Despite being known for its award-winning schools and its excellent municipal services, Mt. Lebanon “has had its scars in the past,” Miller acknowledged in an interview. Those scars include the fact that Jews and blacks were prohibited from buying homes in certain Mt. Lebanon neighborhoods until the 1970s. Even prizefighter Muhammad Ali was stymied in his efforts to buy a house in Virginia Manor in 1971.
“You can’t whitewash it,” Miller said. “That’s why I felt it was important to put together a diverse coalition, with support from the school district and the town.”
Miller was pleased with the turnout.
“The whole point was to show a reflection of the character of our community, and I think we did,” he said. “I really wasn’t surprised; I know our town.”
Miller praised the leadership of Temple Emanuel and Beth El for encouraging their members to support the rally.

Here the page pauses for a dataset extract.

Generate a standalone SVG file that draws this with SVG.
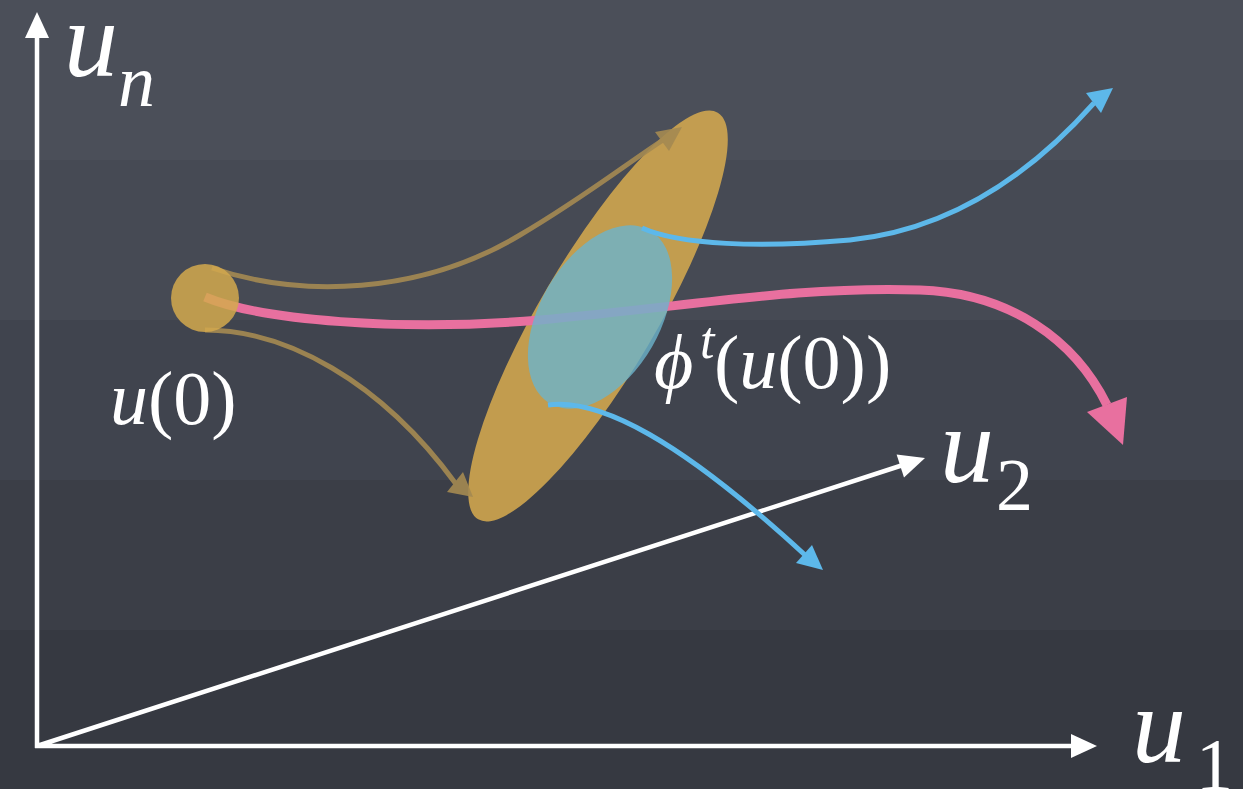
<svg xmlns="http://www.w3.org/2000/svg" width="1243" height="789" viewBox="0 0 1243 789">
<rect width="1243" height="789" fill="#40444e"/>
<rect width="1243" height="320" fill="#ffffff" opacity="0.035"/>
<rect width="1243" height="160" fill="#ffffff" opacity="0.03"/>
<rect y="480" width="1243" height="309" fill="#000000" opacity="0.08"/>
<rect y="630" width="1243" height="159" fill="#000000" opacity="0.08"/>
<g id="axes" fill="#ffffff">
<path d="M37,748 L37,36 M35,746 L1073,746 M37,746 L903,465" stroke="#ffffff" stroke-width="4.5" fill="none"/>
<polygon points="37,12 25,38 49,38"/>
<polygon points="1097,746 1071,734 1071,758"/>
<polygon points="925,458 896.6,454.6 904,477.4"/>
</g>
<g id="labels" fill="#ffffff" font-family="Liberation Serif, Times New Roman, serif">
<text x="64" y="76" font-size="108" font-style="italic">u</text>
<text x="118" y="106" font-size="74" font-style="italic">n</text>
<text x="940" y="482" font-size="108" font-style="italic">u</text>
<text x="996" y="510" font-size="74">2</text>
<text x="1132" y="762" font-size="108" font-style="italic">u</text>
<text x="1196" y="790" font-size="74">1</text>
<text x="110" y="424" font-size="76" font-style="italic">u</text>
<text x="148" y="424" font-size="76">(0)</text>
<text x="654" y="388" font-size="76" font-style="italic">ϕ</text>
<text x="700" y="358" font-size="52" font-style="italic">t</text>
<text x="714" y="388" font-size="76">(<tspan font-style="italic">u</tspan>(0))</text>
</g>
<g id="yellow-ellipse">
<ellipse cx="598" cy="316" rx="236" ry="58" transform="rotate(-59.5 598 316)" fill="#d4a94e" opacity="0.88"/>
</g>
<g id="connectors">
<g id="flows" opacity="0.9">
<path d="M212,268 C300,298 420,295 520,235 C580,200 625,165 663,140" stroke="#a58a52" stroke-width="5" fill="none"/>
<polygon points="682,127 655,132 669,151" fill="#a58a52"/>
<path d="M205,330 C285,330 380,380 456,484" stroke="#a58a52" stroke-width="5" fill="none"/>
<polygon points="473,497 447,492 463,472" fill="#a58a52"/>
</g>
<g id="pink">
<path d="M205,297 C260,320 400,332 540,320 C700,305 800,286 920,290 C1010,293 1075,340 1107,405" stroke="#e8709f" stroke-width="9" fill="none"/>
<polygon points="1123,445 1087,412 1127,397" fill="#e8709f"/>
</g>
</g>
<g id="start">
<circle cx="205" cy="298" r="34" fill="#d4a94e" opacity="0.85"/>
</g>
<g id="blue-ellipse">
<ellipse cx="600" cy="317" rx="100" ry="60" transform="rotate(-60 600 317)" fill="#6cb4cc" opacity="0.8"/>
</g>
<g id="blue-connectors" fill="#5db8ea">
<path d="M642,228 C680,245 760,248 850,240 C950,230 1030,175 1094,103" stroke="#5db8ea" stroke-width="5" fill="none"/>
<polygon points="1113,88 1086,93 1101,113"/>
<path d="M548,405 C600,398 680,440 805,555" stroke="#5db8ea" stroke-width="5" fill="none"/>
<polygon points="823,570 796,563 812,545"/>
</g>
</svg>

“I loved how they jumped in with both feet,” Miller said. “Their energy brought in more people. We had tremendous support from the Jewish community.”
More than 95 percent of Mt. Lebanon residents are white, according to census data. Less than one percent is black, Hispanic, or American Indian. Just over 2 percent are Asian. It is unclear how many Jewish families reside in Mt. Lebanon among its approximately 13,500 total households, but there were about 3,000 Jewish households throughout the South Hills area in 2002, according to the most recent Jewish community study.